Dress Your Brand With Style
Brands are converging visually
. And B2B brands have always been somewhat converged. Why? Two
big reasons. One, unlike B2C brands, who may be shooting for one of a wide variety of
emotions from the audience, B2B brands all pretty much want to elicit the same emotions
They want to appear trustworthy (blue) or smart (purple) or techy (light blue), while some
might want to appear dynamic (red or yellow).
And the second reason is tribal affiliation. They want their customers to feel like they're
one of them. Or at least they want to appear like they're part of the same club as certain
other brands (it seems like every SaaS startup's website was made by the same clipart-loving
AI doing variations on a theme). And in theory, this makes sense. But remember what I told
you earlier about buyers failing to tell vendors apart. So, in practice, it's not working.
Visual blandness is a luxury of the B2B leadership class. Small brands need to work a
little harder at standing out through their look and feel. Don't ask me how. I'm just a
content guy. But there's plenty of creative talent in the world who can conjure it for you.

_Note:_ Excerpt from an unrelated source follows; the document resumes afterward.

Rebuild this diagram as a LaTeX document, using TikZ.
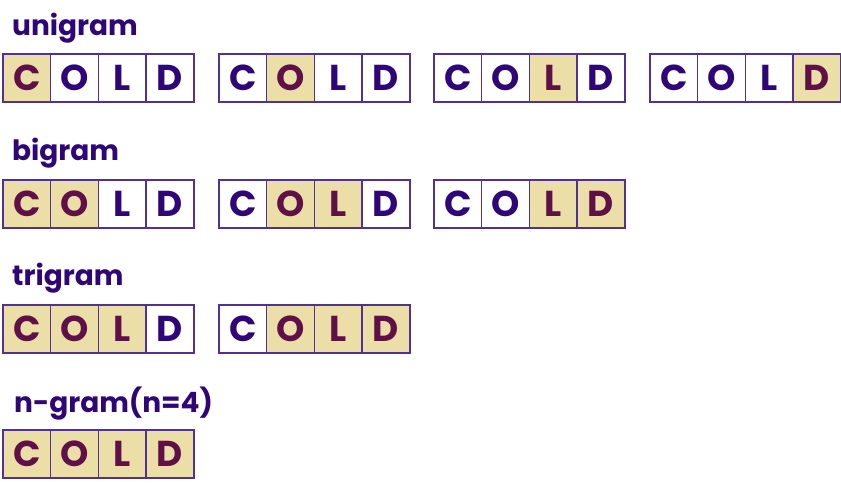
\documentclass[tikz,border=0pt]{standalone}
\usepackage{fontspec}
\setmainfont{Poppins}
\definecolor{txt}{RGB}{46,6,120}
\definecolor{hitxt}{RGB}{96,16,72}
\definecolor{hifill}{RGB}{236,222,167}
\definecolor{bord}{RGB}{80,50,150}
\tikzset{
  cell/.style={draw=bord, line width=1.7pt, minimum width=47.75pt, minimum height=48pt,
    inner sep=0pt, anchor=north west, font=\fontsize{36}{36}\selectfont\bfseries},
  hl0/.style={fill=white, text=txt},
  hl1/.style={fill=hifill, text=hitxt},
  lab/.style={anchor=west, inner sep=0pt, text=txt, font=\fontsize{28}{28}\selectfont\bfseries}
}
\newcommand\coldgroup[7]{%
  \foreach \l/\f [count=\i] in {C/#4,O/#5,L/#6,D/#7} {
    \node[cell, hl\f] (#1\i) at ({#2+(\i-1)*47.75},#3) {\l};
  }
}
\begin{document}
\begin{tikzpicture}[x=1pt,y=-1pt]
\useasboundingbox (0,0) rectangle (841,484);
\node[lab] (l1) at (12,28) {unigram};
\coldgroup{ua}{2}{53}{1}{0}{0}{0}
\coldgroup{ub}{218}{53}{0}{1}{0}{0}
\coldgroup{uc}{433}{53}{0}{0}{1}{0}
\coldgroup{ud}{649}{53}{0}{0}{0}{1}
\node[lab] (l2) at (12,153) {bigram};
\coldgroup{ba}{2}{179}{1}{1}{0}{0}
\coldgroup{bb}{218}{179}{0}{1}{1}{0}
\coldgroup{bc}{433}{179}{0}{0}{1}{1}
\node[lab] (l3) at (12,278) {trigram};
\coldgroup{ta}{2}{304}{1}{1}{1}{0}
\coldgroup{tb}{218}{304}{0}{1}{1}{1}
\node[lab] (l4) at (14,404) {n-gram(n=4)};
\coldgroup{na}{2}{429}{1}{1}{1}{1}
\end{tikzpicture}
\end{document}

And it doesn't have to cost an arm and a leg, which means conjuring it won't be the hard
part for you. The hard part will be accepting it, the actual making of that commitment to
looking different or special. As marketing becomes more automated, committing to being
different or special will get harder. And in B2B marketing, it'll go against every fiber
of your professional being.
Well, boss up, buttercup. If you want to be noticed or remembered, having a distinctive
visual identity, reinforced by being distinctive more generally, may be the best shot a
B2B business with no unfair advantages (i.e., a small brand) has at brand success.
Whether that's by a great logo and visual identity, great promotion of your brand, or
using the f-word in your brand assets, you've gotta try something. Because the alternative
is death, or more of the tedious grind of being an also-ran.
So get cracking. You've got a lot of wool to dye.